BOOKS: “The Woman With the Alabaster Jar”
The Woman With the Alabaster Jar
By Margaret Starbird
Published by Bear and Co
Reviewed by Paul Dorsey
The legend deserves better
The ‘Mary Magdalen was Jesus’ wife’ theory gets a rather lame going-over by a converted sceptic.
** See also the afterthought following this review. **
The Nation
Published on June 13, 2004
“The Woman With the Alabaster Jar” – published in 1993 but newly reissued, probably because of Mel Gibson’s “The Passion of the Christ” – begins with the promise of a brave investigation.

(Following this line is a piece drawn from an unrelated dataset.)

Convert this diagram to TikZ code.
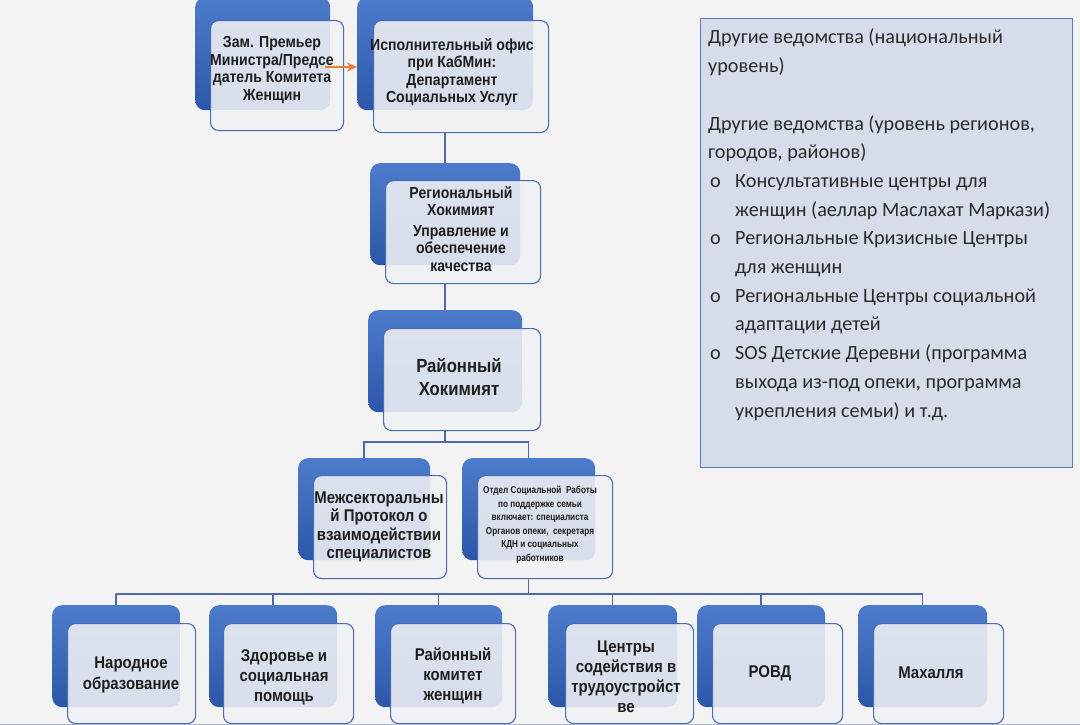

“A courageous exploration of an extremely delicate question,” writes Rev Terrance Sweeney (author of “A Church Divided”) in the foreword. He warns Margaret Starbird that she’ll be exposed to “abuse and ridicule” and that her “journey is fraught with threats, allurements and deceptions”.
The only “ridicule” Starbird is going to get (and deservedly so) for this slim volume from the “Women’s Studies/Creation Spirituality” shelf is that she’s covering ground already well tilled in better books.
There’s nothing brave in this distillation of modern speculation that Jesus married Mary Magdalen and had a child by her, and that his line survived long after the Crucifixion.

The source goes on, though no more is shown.